3D Vision-Based Digital Twin of a Mobile Robot for Objects Management in Intralogistics Scenarios
摘要
Digital Twins (DTs) are revolutionizing industrial automation, particularly in intralogistics, by enabling real-time monitoring, predictive maintenance, and process optimization. This paper presents a 3D vision-based DT framework for an Autonomous Mobile Robot (AMR) designed for object localization and management in warehouse environments. The proposed framework integrates a high-fidelity simulation of 3D Time-of-Flight (ToF) cameras to model systematic effects such as multipath interference, flying pixels, and missing pixels.
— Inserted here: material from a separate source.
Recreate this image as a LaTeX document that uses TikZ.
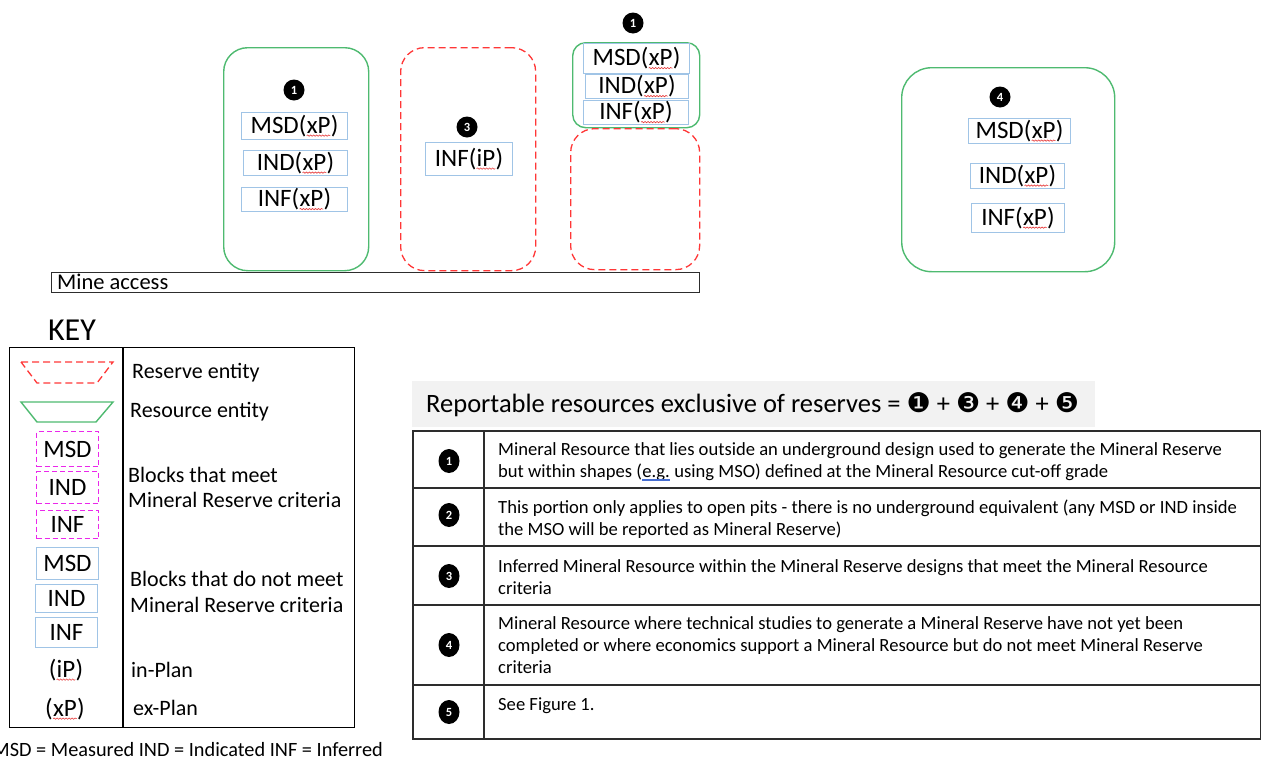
\documentclass[tikz,border=0pt]{standalone}
\usepackage{fontspec}
\setmainfont{Carlito}
\newfontfamily\dvfont{DejaVu Sans}
\usetikzlibrary{shapes.geometric,decorations.pathmorphing}

\definecolor{resgreen}{RGB}{78,186,112}
\definecolor{resred}{RGB}{255,55,55}
\definecolor{blockblue}{RGB}{160,196,230}
\definecolor{meetpink}{RGB}{235,40,235}
\definecolor{headgray}{RGB}{242,242,242}
\definecolor{gridgray}{RGB}{45,45,45}
\definecolor{squig}{RGB}{230,60,60}
\definecolor{eguline}{RGB}{70,110,210}

\newcommand{\fsz}[2]{\fontsize{#1}{#2}\selectfont}
\tikzset{plainword/.style={rectangle, draw=none, fill=none, text=black, minimum width=0pt,
  minimum height=0pt, inner sep=0pt, outer sep=0pt, anchor=base, rounded corners=0pt}}
% spell-check style wavy underline
\newcommand{\spellmark}[1]{\tikz[baseline=(sw.base)]{\node[plainword] (sw) at (0,0) {#1};
  \draw[squig, solid, line width=0.6pt, rounded corners=0pt, decorate, decoration={snake, amplitude=0.7pt, segment length=3pt}]
    ([yshift=-2.2pt]sw.base west) -- ([yshift=-2.2pt]sw.base east);}}
% grammar style double underline
\newcommand{\grammark}[1]{\tikz[baseline=(gw.base)]{\node[plainword] (gw) at (0,0) {#1};
  \draw[eguline, solid, line width=0.5pt] ([yshift=-2pt]gw.base west) -- ([yshift=-2pt]gw.base east)
    ([yshift=-3.6pt]gw.base west) -- ([yshift=-3.6pt]gw.base east);}}
% black circled digit from DejaVu Sans
\newcommand{\dn}[1]{{\dvfont\fsz{27}{27}#1}}

\begin{document}
\begin{tikzpicture}[x=1pt,y=-1pt,
  boxnode/.style={rectangle, anchor=north west, inner sep=0pt},
  resource/.style={boxnode, draw=resgreen, line width=1.4pt, rounded corners=#1},
  reserve/.style={boxnode, draw=resred, line width=1.3pt, dash pattern=on 7pt off 4pt, rounded corners=#1},
  block/.style={boxnode, draw=blockblue, line width=1pt, font=\fsz{25}{25}},
  meetblock/.style={boxnode, draw=meetpink, line width=1pt, dash pattern=on 5pt off 3pt, font=\fsz{25}{25}},
  numdot/.style={circle, fill=black, text=white, inner sep=0pt, minimum size=21pt, font=\bfseries\fsz{12.5}{12.5}},
  rownum/.style={ellipse, fill=black, text=white, inner sep=0pt, minimum width=21pt, minimum height=24pt, font=\bfseries\fsz{12.5}{12.5}},
  keylabel/.style={anchor=west, inner sep=0pt, font=\fsz{22}{22}},
  rowtext/.style={anchor=north west, inner sep=0pt, align=left, font=\fsz{18.6}{22}},
  gridline/.style={draw=gridgray, line width=1.7pt}
]
\useasboundingbox (0,0) rectangle (1261,758);

% ---------- stopes along the mine access ----------
% resource shape with ex-plan blocks
\node[resource=24, minimum width=145pt, minimum height=223pt] (resA) at (223,47) {};
\node[numdot] (dotA) at (294,90) {1};
\node[block, minimum width=106pt, minimum height=27pt] (msdA) at (241,112) {MSD(\spellmark{xP})};
\node[block, minimum width=104pt, minimum height=25pt] (indA) at (243,150) {IND(\spellmark{xP})};
\node[block, minimum width=106pt, minimum height=24pt] (infA) at (241,187) {INF(\spellmark{xP})};

% reserve shape with in-plan inferred block
\node[reserve=24, minimum width=135pt, minimum height=223pt] (resB) at (400,47) {};
\node[numdot] (dotB) at (467,127) {3};
\node[block, minimum width=87pt, minimum height=33pt] (infB) at (425,142) {INF(\spellmark{iP})};

% reserve shape capped by a resource shape
\node[resource=13, minimum width=127pt, minimum height=85pt] (resC) at (572,42) {};
\node[numdot] (dotC) at (633,23) {1};
\node[block, minimum width=106pt, minimum height=30pt] (msdC) at (583,43) {MSD(\spellmark{xP})};
\node[block, minimum width=103pt, minimum height=24pt] (indC) at (585,74) {IND(\spellmark{xP})};
\node[block, minimum width=105pt, minimum height=24pt] (infC) at (583,100) {INF(\spellmark{xP})};
\node[reserve=24, minimum width=129pt, minimum height=141pt] (resC2) at (570,128) {};

% isolated resource shape
\node[resource=30, minimum width=213pt, minimum height=204pt] (resD) at (901,67) {};
\node[numdot] (dotD) at (1000,97) {4};
\node[block, minimum width=102pt, minimum height=25pt] (msdD) at (968,118) {MSD(\spellmark{xP})};
\node[block, minimum width=94pt, minimum height=25pt] (indD) at (970,163) {IND(\spellmark{xP})};
\node[block, minimum width=93pt, minimum height=29pt] (infD) at (971,203) {INF(\spellmark{xP})};

% mine access
\node[boxnode, draw=gridgray, line width=1.3pt, minimum width=648pt, minimum height=20pt] (access) at (51,272) {};
\node[anchor=west, inner sep=0pt, font=\fsz{22.5}{22.5}] (accesslabel) at (57,282) {Mine access};

% ---------- key ----------
\node[font=\fsz{32}{32}, inner sep=0pt] (keytitle) at (72,330) {KEY};
\node[boxnode, draw=black, line width=1.1pt, minimum width=345pt, minimum height=380pt] (keybox) at (9,347) {};
\draw[black, line width=1.1pt] (123,347) -- (123,727);

\draw[resred, line width=1.3pt, dash pattern=on 7pt off 4pt] (21,362) -- (113,362) -- (97,383) -- (37,383) -- cycle;
\draw[resgreen, line width=1.4pt] (21,402) -- (113,402) -- (96,422) -- (37,422) -- cycle;

\node[meetblock, minimum width=62pt, minimum height=35pt] (kmsd1) at (36,431) {MSD};
\node[meetblock, minimum width=62pt, minimum height=32pt] (kind1) at (36,471) {IND};
\node[meetblock, minimum width=62pt, minimum height=28pt] (kinf1) at (36,510) {INF};
\node[block, minimum width=62pt, minimum height=32pt] (kmsd2) at (36,547) {MSD};
\node[block, minimum width=62pt, minimum height=28pt] (kind2) at (35,584) {IND};
\node[block, minimum width=62pt, minimum height=30pt] (kinf2) at (35,617) {INF};
\node[font=\fsz{25}{25}, inner sep=0pt] (kip) at (66,670) {(\spellmark{iP})};
\node[font=\fsz{25}{25}, inner sep=0pt] (kxp) at (65,709) {(\spellmark{xP})};

\node[keylabel] (lreserve) at (132,373) {Reserve entity};
\node[keylabel] (lresource) at (130,412) {Resource entity};
\node[keylabel] (lmeet1) at (128,475) {Blocks that meet};
\node[keylabel] (lmeet2) at (128,500) {Mineral Reserve criteria};
\node[keylabel] (lnot1) at (130,579) {Blocks that do not meet};
\node[keylabel] (lnot2) at (130,605) {Mineral Reserve criteria};
\node[keylabel] (lin) at (131,670) {in-Plan};
\node[keylabel] (lex) at (133,708) {ex-Plan};

\node[anchor=east, inner sep=0pt, font=\fsz{20.3}{20.3}] (abbrev) at (383,750) {MSD = Measured IND = Indicated INF = Inferred};

% ---------- summary table ----------
\node[boxnode, fill=headgray, minimum width=683pt, minimum height=46pt] (head) at (412,381) {};
\node[anchor=west, inner sep=0pt, font=\fsz{26.5}{26.5}] (headtext) at (426,405)
  {Reportable resources exclusive of reserves = \dn{❶} + \dn{❸} + \dn{❹} + \dn{❺}};

\node[boxnode, gridline, minimum width=848pt, minimum height=308pt] (tbl) at (412,430) {};
\draw[gridline] (484,430) -- (484,738);
\foreach \ry in {488,546,605,685}
  \draw[gridline] (412,\ry) -- (1260,\ry);

\node[rownum] (r1) at (449,461) {1};
\node[rownum] (r2) at (449,515) {2};
\node[rownum] (r3) at (449,576) {3};
\node[rownum] (r4) at (449,645) {4};
\node[rownum] (r5) at (449,712) {5};

\node[rowtext] (t1) at (498,442) {Mineral Resource that lies outside an underground design used to generate the Mineral Reserve\\but within shapes (\grammark{e.g.} using MSO) defined at the Mineral Resource cut-off grade};
\node[rowtext] (t2) at (498,500) {This portion only applies to open pits - there is no underground equivalent (any MSD or IND inside\\the MSO will be reported as Mineral Reserve)};
\node[rowtext] (t3) at (498,559) {Inferred Mineral Resource within the Mineral Reserve designs that meet the Mineral Resource\\criteria};
\node[rowtext] (t4) at (498,616) {Mineral Resource where technical studies to generate a Mineral Reserve have not yet been\\completed or where economics support a Mineral Resource but do not meet Mineral Reserve\\criteria};
\node[rowtext] (t5) at (498,697) {See Figure 1.};
\end{tikzpicture}
\end{document}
A virtual warehouse, built within the Unity engine, serves as a testbed for evaluating and optimizing object localization algorithms prior to deployment in real-world scenarios. As a case study, we introduce SmartFinder, a vision-based solution for precise pallet detection and localization in automated material handling. By calibrating the virtual ToF camera with real sensor data, we demonstrate the effectiveness of our simulation in predicting measurement uncertainties and improving algorithm robustness. The experimental results validate the DT’s capability to enhance AMR performance, ensuring accurate object localization with an error margin below ± 5 mm. Our findings highlight the advantages of DT-based simulation in reducing testing costs, minimizing operational risks, and accelerating industrial automation deployment. The proposed approach provides a scalable and efficient solution for AMRs operating in dynamic warehouse environments.